• [WRITTEN TASK]: From the listing that follows, extract every line and set it down unaltered.

################

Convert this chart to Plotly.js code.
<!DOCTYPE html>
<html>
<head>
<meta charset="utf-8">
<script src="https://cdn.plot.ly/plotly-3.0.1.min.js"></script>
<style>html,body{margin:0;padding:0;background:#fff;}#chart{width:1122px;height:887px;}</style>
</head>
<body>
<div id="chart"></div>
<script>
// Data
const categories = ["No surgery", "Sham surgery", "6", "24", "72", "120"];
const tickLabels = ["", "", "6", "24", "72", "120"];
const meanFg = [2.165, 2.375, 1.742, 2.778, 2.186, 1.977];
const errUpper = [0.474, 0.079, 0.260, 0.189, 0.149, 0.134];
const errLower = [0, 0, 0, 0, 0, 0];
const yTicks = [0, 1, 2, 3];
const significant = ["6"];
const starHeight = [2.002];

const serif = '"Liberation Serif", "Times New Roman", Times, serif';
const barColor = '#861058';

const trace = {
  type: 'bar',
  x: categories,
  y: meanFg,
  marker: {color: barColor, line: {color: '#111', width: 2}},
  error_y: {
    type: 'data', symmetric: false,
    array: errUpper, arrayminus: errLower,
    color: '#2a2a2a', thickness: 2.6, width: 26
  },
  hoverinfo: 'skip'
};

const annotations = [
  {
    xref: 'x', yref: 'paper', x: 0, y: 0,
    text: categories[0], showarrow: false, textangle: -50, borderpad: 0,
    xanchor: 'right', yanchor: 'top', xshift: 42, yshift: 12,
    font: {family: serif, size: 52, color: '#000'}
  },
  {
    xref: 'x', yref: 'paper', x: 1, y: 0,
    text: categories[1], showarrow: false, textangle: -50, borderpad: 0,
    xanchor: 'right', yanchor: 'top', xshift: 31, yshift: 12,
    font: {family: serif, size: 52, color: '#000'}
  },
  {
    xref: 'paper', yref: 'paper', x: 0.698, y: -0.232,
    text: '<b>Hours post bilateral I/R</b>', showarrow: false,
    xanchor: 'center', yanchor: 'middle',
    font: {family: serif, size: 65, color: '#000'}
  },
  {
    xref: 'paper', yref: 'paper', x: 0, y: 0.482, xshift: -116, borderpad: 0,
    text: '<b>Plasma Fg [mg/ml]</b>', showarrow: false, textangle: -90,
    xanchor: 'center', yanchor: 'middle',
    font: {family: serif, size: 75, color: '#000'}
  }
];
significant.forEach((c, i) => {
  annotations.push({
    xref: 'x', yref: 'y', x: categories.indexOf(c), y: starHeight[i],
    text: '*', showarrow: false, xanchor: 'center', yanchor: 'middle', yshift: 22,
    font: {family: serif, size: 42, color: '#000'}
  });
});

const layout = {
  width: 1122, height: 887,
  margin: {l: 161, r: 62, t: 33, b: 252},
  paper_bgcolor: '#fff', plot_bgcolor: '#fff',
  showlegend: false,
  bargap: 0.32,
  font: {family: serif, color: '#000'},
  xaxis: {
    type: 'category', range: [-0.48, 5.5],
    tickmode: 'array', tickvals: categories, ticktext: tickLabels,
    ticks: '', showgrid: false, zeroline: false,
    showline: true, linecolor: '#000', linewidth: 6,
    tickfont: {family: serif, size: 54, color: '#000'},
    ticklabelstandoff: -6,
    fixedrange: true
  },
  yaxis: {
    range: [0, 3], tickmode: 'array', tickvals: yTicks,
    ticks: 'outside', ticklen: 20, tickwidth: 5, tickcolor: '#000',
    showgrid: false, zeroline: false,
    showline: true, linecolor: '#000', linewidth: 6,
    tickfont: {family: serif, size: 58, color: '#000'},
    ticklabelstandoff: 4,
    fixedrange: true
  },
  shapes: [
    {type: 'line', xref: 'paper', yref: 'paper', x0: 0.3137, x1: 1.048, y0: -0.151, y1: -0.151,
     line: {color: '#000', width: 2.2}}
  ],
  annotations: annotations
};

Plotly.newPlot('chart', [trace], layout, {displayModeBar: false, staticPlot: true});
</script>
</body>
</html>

################

• [RESPONSE]:
Convert this chart to Plotly.js code.
<!DOCTYPE html>
<html>
<head>
<meta charset="utf-8">
<script src="https://cdn.plot.ly/plotly-3.0.1.min.js"></script>
<style>html,body{margin:0;padding:0;background:#fff;}#chart{width:1122px;height:887px;}</style>
</head>
<body>
<div id="chart"></div>
<script>
// Data
const categories = ["No surgery", "Sham surgery", "6", "24", "72", "120"];
const tickLabels = ["", "", "6", "24", "72", "120"];
const meanFg = [2.165, 2.375, 1.742, 2.778, 2.186, 1.977];
const errUpper = [0.474, 0.079, 0.260, 0.189, 0.149, 0.134];
const errLower = [0, 0, 0, 0, 0, 0];
const yTicks = [0, 1, 2, 3];
const significant = ["6"];
const starHeight = [2.002];

const serif = '"Liberation Serif", "Times New Roman", Times, serif';
const barColor = '#861058';

const trace = {
  type: 'bar',
  x: categories,
  y: meanFg,
  marker: {color: barColor, line: {color: '#111', width: 2}},
  error_y: {
    type: 'data', symmetric: false,
    array: errUpper, arrayminus: errLower,
    color: '#2a2a2a', thickness: 2.6, width: 26
  },
  hoverinfo: 'skip'
};

const annotations = [
  {
    xref: 'x', yref: 'paper', x: 0, y: 0,
    text: categories[0], showarrow: false, textangle: -50, borderpad: 0,
    xanchor: 'right', yanchor: 'top', xshift: 42, yshift: 12,
    font: {family: serif, size: 52, color: '#000'}
  },
  {
    xref: 'x', yref: 'paper', x: 1, y: 0,
    text: categories[1], showarrow: false, textangle: -50, borderpad: 0,
    xanchor: 'right', yanchor: 'top', xshift: 31, yshift: 12,
    font: {family: serif, size: 52, color: '#000'}
  },
  {
    xref: 'paper', yref: 'paper', x: 0.698, y: -0.232,
    text: '<b>Hours post bilateral I/R</b>', showarrow: false,
    xanchor: 'center', yanchor: 'middle',
    font: {family: serif, size: 65, color: '#000'}
  },
  {
    xref: 'paper', yref: 'paper', x: 0, y: 0.482, xshift: -116, borderpad: 0,
    text: '<b>Plasma Fg [mg/ml]</b>', showarrow: false, textangle: -90,
    xanchor: 'center', yanchor: 'middle',
    font: {family: serif, size: 75, color: '#000'}
  }
];
significant.forEach((c, i) => {
  annotations.push({
    xref: 'x', yref: 'y', x: categories.indexOf(c), y: starHeight[i],
    text: '*', showarrow: false, xanchor: 'center', yanchor: 'middle', yshift: 22,
    font: {family: serif, size: 42, color: '#000'}
  });
});

const layout = {
  width: 1122, height: 887,
  margin: {l: 161, r: 62, t: 33, b: 252},
  paper_bgcolor: '#fff', plot_bgcolor: '#fff',
  showlegend: false,
  bargap: 0.32,
  font: {family: serif, color: '#000'},
  xaxis: {
    type: 'category', range: [-0.48, 5.5],
    tickmode: 'array', tickvals: categories, ticktext: tickLabels,
    ticks: '', showgrid: false, zeroline: false,
    showline: true, linecolor: '#000', linewidth: 6,
    tickfont: {family: serif, size: 54, color: '#000'},
    ticklabelstandoff: -6,
    fixedrange: true
  },
  yaxis: {
    range: [0, 3], tickmode: 'array', tickvals: yTicks,
    ticks: 'outside', ticklen: 20, tickwidth: 5, tickcolor: '#000',
    showgrid: false, zeroline: false,
    showline: true, linecolor: '#000', linewidth: 6,
    tickfont: {family: serif, size: 58, color: '#000'},
    ticklabelstandoff: 4,
    fixedrange: true
  },
  shapes: [
    {type: 'line', xref: 'paper', yref: 'paper', x0: 0.3137, x1: 1.048, y0: -0.151, y1: -0.151,
     line: {color: '#000', width: 2.2}}
  ],
  annotations: annotations
};

Plotly.newPlot('chart', [trace], layout, {displayModeBar: false, staticPlot: true});
</script>
</body>
</html>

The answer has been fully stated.